Cafés. Café Germain, Place de Nemours; Café Glacier, Place du Palais 8; Café Honorat, in the Hôt. de Paris, Place de Nemours (music in the evening).—Restaurants (beer). Taverne Gambrinus, Rue Caraman 6; Brasserie de l’Etoile, Place de Nemours.

Post & Telegraph Office (Pl. 10; B, 5), Place de Nemours.

Cabs (stand, Place de Nemours), first ½ hr. 1¼ (after 10 p.m. 1½) fr.; for 1 hr. 2½, each addit. ½ hr. 1 fr.; half-day (6 hrs.) 10, whole day (12 hrs.) 20 fr.—Omnibus from the Place de Nemours to the Station 10, trunk 25 c.; also to the Faubourg St. Jean.

Baths. Bains Lyonnais, Rue Damrémont; Bains Rémès, in the ravine of the Rhumel (p. [302]).

Booksellers. Braham, Rue du Palais 4; Roubille, Rue Damrémont 37.—Newspaper. Dépêche de Constantine.

Theatre. Théâtre Municipal (Pl. B, 5; Nov.–Feb. only), Place de Nemours.

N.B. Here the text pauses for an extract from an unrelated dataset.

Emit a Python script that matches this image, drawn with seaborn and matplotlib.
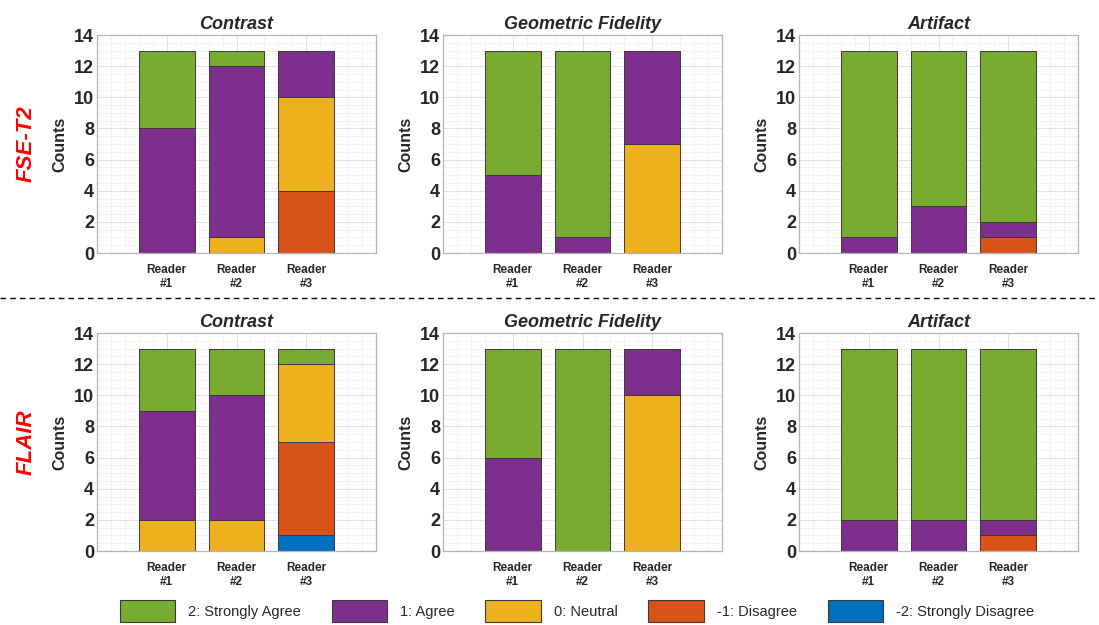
import matplotlib
matplotlib.use("Agg")
import matplotlib.pyplot as plt
from matplotlib.patches import Patch
from matplotlib.ticker import MultipleLocator
import seaborn as sns
import pandas as pd

sns.set_style("white")
plt.rcParams['font.family'] = ['Liberation Sans', 'DejaVu Sans']

readers = [1, 2, 3]
reader_labels = ['Reader\n#1', 'Reader\n#2', 'Reader\n#3']
levels = ['2: Strongly Agree', '1: Agree', '0: Neutral', '-1: Disagree', '-2: Strongly Disagree']
colors = ['#77AC30', '#7E2F8E', '#EDB120', '#D95319', '#0072BD']
metrics = ['Contrast', 'Geometric Fidelity', 'Artifact']
sequences = ['FSE-T2', 'FLAIR']

# counts per reader, order: strongly agree, agree, neutral, disagree, strongly disagree
fse_contrast = [[5, 8, 0, 0, 0], [1, 11, 1, 0, 0], [0, 3, 6, 4, 0]]
fse_geometric = [[8, 5, 0, 0, 0], [12, 1, 0, 0, 0], [0, 6, 7, 0, 0]]
fse_artifact = [[12, 1, 0, 0, 0], [10, 3, 0, 0, 0], [11, 1, 0, 1, 0]]
flair_contrast = [[4, 7, 2, 0, 0], [3, 8, 2, 0, 0], [1, 0, 5, 6, 1]]
flair_geometric = [[7, 6, 0, 0, 0], [13, 0, 0, 0, 0], [0, 3, 10, 0, 0]]
flair_artifact = [[11, 2, 0, 0, 0], [11, 2, 0, 0, 0], [11, 1, 0, 1, 0]]

data = {
    ('FSE-T2', 'Contrast'): fse_contrast,
    ('FSE-T2', 'Geometric Fidelity'): fse_geometric,
    ('FSE-T2', 'Artifact'): fse_artifact,
    ('FLAIR', 'Contrast'): flair_contrast,
    ('FLAIR', 'Geometric Fidelity'): flair_geometric,
    ('FLAIR', 'Artifact'): flair_artifact,
}

palette = dict(zip(levels, colors))

fig = plt.figure(figsize=(10.99, 6.25), dpi=100)
lefts = [97 / 1099, 443 / 1099, 799 / 1099]
bottoms = [1 - 253 / 625, 1 - 551 / 625]
w, h = 279 / 1099, 218 / 625

for r, seq in enumerate(sequences):
    for c, metric in enumerate(metrics):
        ax = fig.add_axes([lefts[c], bottoms[r], w, h])
        rows = []
        for i, reader in enumerate(readers):
            for j, lev in enumerate(levels):
                rows.append({'reader': reader, 'level': lev, 'count': data[(seq, metric)][i][j]})
        df = pd.DataFrame(rows)
        sns.histplot(data=df, x='reader', weights='count', hue='level', hue_order=levels,
                     multiple='stack', discrete=True, shrink=0.8, palette=palette,
                     alpha=1, edgecolor='#3a3a3a', linewidth=0.7, legend=False, ax=ax)
        ax.set_xlim(0, 4)
        ax.set_ylim(0, 14)
        ax.set_xticks(readers)
        ax.set_xticklabels(reader_labels, fontsize=8.5, fontweight='bold', color='#262626')
        ax.yaxis.set_major_locator(MultipleLocator(2))
        ax.yaxis.set_minor_locator(MultipleLocator(0.5))
        ax.xaxis.set_minor_locator(MultipleLocator(0.2))
        ax.tick_params(axis='y', labelsize=13, labelcolor='#262626', direction='in',
                       length=3, color='#888888', pad=2)
        for lab in ax.get_yticklabels():
            lab.set_fontweight('bold')
        ax.tick_params(axis='x', direction='in', length=3, color='#888888', pad=8)
        ax.tick_params(which='minor', length=0)
        ax.grid(which='major', color='#dcdcdc', linewidth=0.6)
        ax.grid(which='minor', color='#efefef', linewidth=0.5)
        ax.set_axisbelow(True)
        for s in ax.spines.values():
            s.set_color('#b4b4b4')
            s.set_linewidth(0.9)
        ax.set_xlabel('')
        ax.set_ylabel('Counts', fontsize=11.5, fontweight='bold', color='#262626', labelpad=5)
        ax.set_title(metric, fontsize=13, fontweight='bold', style='italic', pad=4)
        if c == 0:
            ax.text(-0.255, 0.5, seq, transform=ax.transAxes, rotation=90, color='red',
                    fontsize=16, fontweight='bold', style='italic', ha='center', va='center')

# separator between the rows
fig.add_artist(plt.Line2D([0, 1], [1 - 298 / 625, 1 - 298 / 625], color='black',
                          linestyle=(0, (4, 3)), linewidth=1))

handles = [Patch(facecolor=col, edgecolor='#3a3a3a', linewidth=0.8) for col in colors]
fig.legend(handles, levels, loc='center', bbox_to_anchor=(0.525, 1 - 611 / 625), ncol=5,
           frameon=False, prop={'size': 10.5},
           handlelength=3.8, handleheight=1.9, columnspacing=2.1, handletextpad=0.9)

fig.savefig('out.png', dpi=100)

One Day. Forenoon, Place de Nemours and Squares, Museum, Palais de Hadj Ahmed, Jewish Quarter, *Quartier Perrégaux (pp. [299]–301). Afternoon, *Gorges du Rhumel (p. [301]). Guide quite unnecessary.

Constantine (1752–2113 ft.; pop. 55,000, incl. 28,300 Mohammedans and 8300 Jews), Arabic Ksantina or Blad el-Hawa (‘cité aérienne’, ‘town of air’), the capital of the province of that name and the seat of a bishop and of a medersa (Mohammedan college), is the third-largest town in Algeria. The old town, typically Berber in its difficulty of access, lies on a chalky limestone plateau, descending to the S.E. and N.E. almost perpendicularly to the Ravine of the Rhumel, and to the N.W. to the bed of a brook, while on the S.W. it is connected by a narrow saddle with the spurs of the long Jebel Chettaba (4313 ft.). The town has three suburbs, the small Faubourg d’el-Kantara near the station, and the faubourgs St. Jean and St. Antoine on the margin of the Coudiat-Aty (Pl. A, 5, 6), a hill recently almost levelled to form a building-site.

Constantine is the centre of the Algerian grain-trade and has an important wool-exchange. Several manufactures too are very active (tanning, shoemaking, saddlery, and weaving). The chief centres of trade and manufacture are still the native quarters, resembling the Kasba of Algiers, the picturesque charm of which has so far been marred by the construction of but few new streets. The gay costumes of the Mohammedans and the mediæval attire of the Jewesses are specially interesting.

Constantine has but a poor climate. Spring is the best season for visiting it. In winter the cold (p. [170]) is very severe and the winds are often bitter, while in summer and autumn the hot sirocco is more prevalent than anywhere on the coast. The low ground flanking the Rhumel is malarious from June to October.